Jupiter, in fact, forms just beyond where water ice is first able to form. Since water is made up of hydrogen (the most abundant element in the Universe) and oxygen (one of the most abundant of the heavy elements--carbon and nitrogen are the others), the amount of planet forming material greatly increases once water forms ice. Because of this, Jupiter was able to form a giant rock/ice core (more than 10 times the mass of the Earth). This extra-large core gave Jupiter a larger gravitational pull than the Earth and allowed Jupiter to capture and then hold onto the abundant hydrogen and helium gas. Saturn also followed this route.

The Earth was not massive enough to capture and hold the hot hydrogen and helium gas in the inner part of the Solar Nebula; see the chemical composition of the Earth of the plot at lower left.

Uranus and Neptune started down this path, but before they could finish the job at hand, the Sun turned on and blew out the gaseous material from the Solar Nebula and stunted their growth. The reason Uranus and Neptune were a little bit slower than Jupiter and Saturn is that since they formed in a region a little farther from the Protosun than did Jupiter and Saturn, the particles were a little farther apart and the particles were moving around a little less quickly. Consequently, the coalesence process moved along more slowly.

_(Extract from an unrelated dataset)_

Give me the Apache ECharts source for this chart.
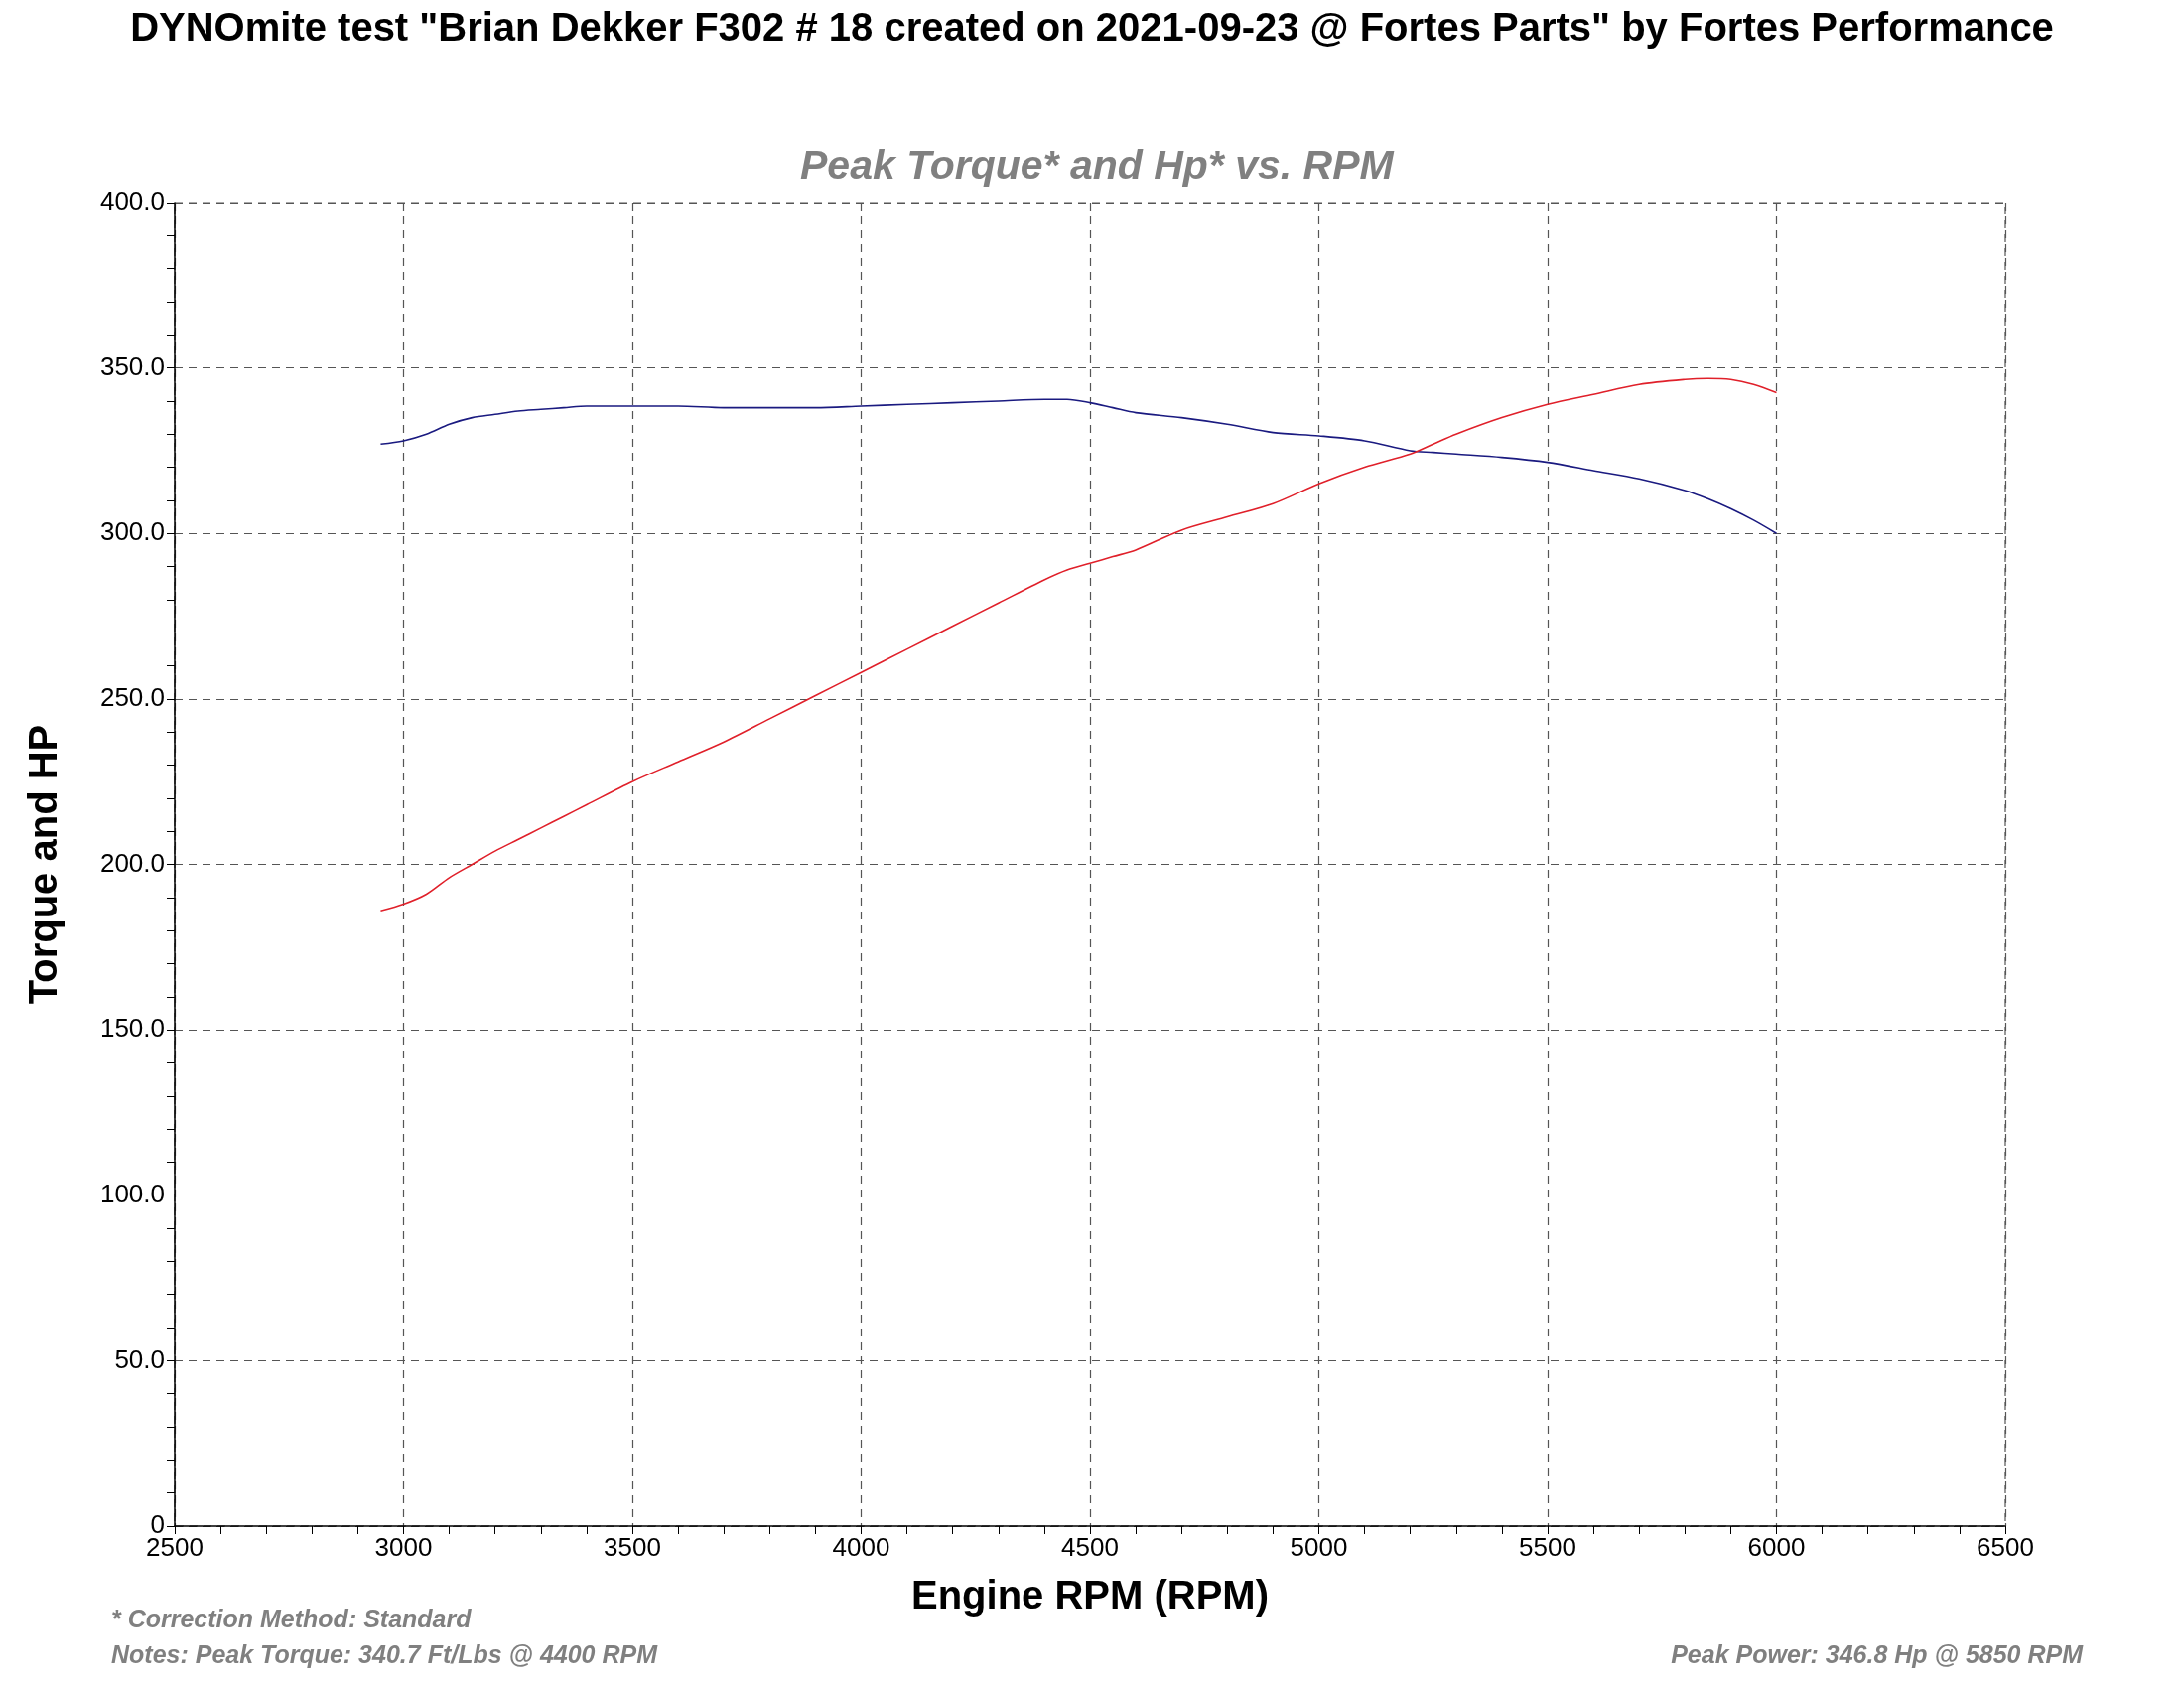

The Icy planets are thought to be smaller objects which formed in the outer portions of the disk around Saturn ==> Neptune. It is suggested that as many 1,000 Pluto-type objects formed there but only Pluto remains in this region. The brothers and sisters of Pluto were probably ejected from the inner Solar System by encounters with the large planets (Jupiter, Saturn, Uranus, and Neptune) into the Kuiper Belt, a region which extends from ~30 A.U. (around Neptune's orbit) to 55 A.U. (outside Pluto's orbit) which contains many low-mass ice/rock objects. Since their first detection, around 1,000 Kuiper Belt Objects (KBOs) have been discovered and perhaps as many as 70,000 KBOs exist. Neptune's moon Triton may be a captured KBO.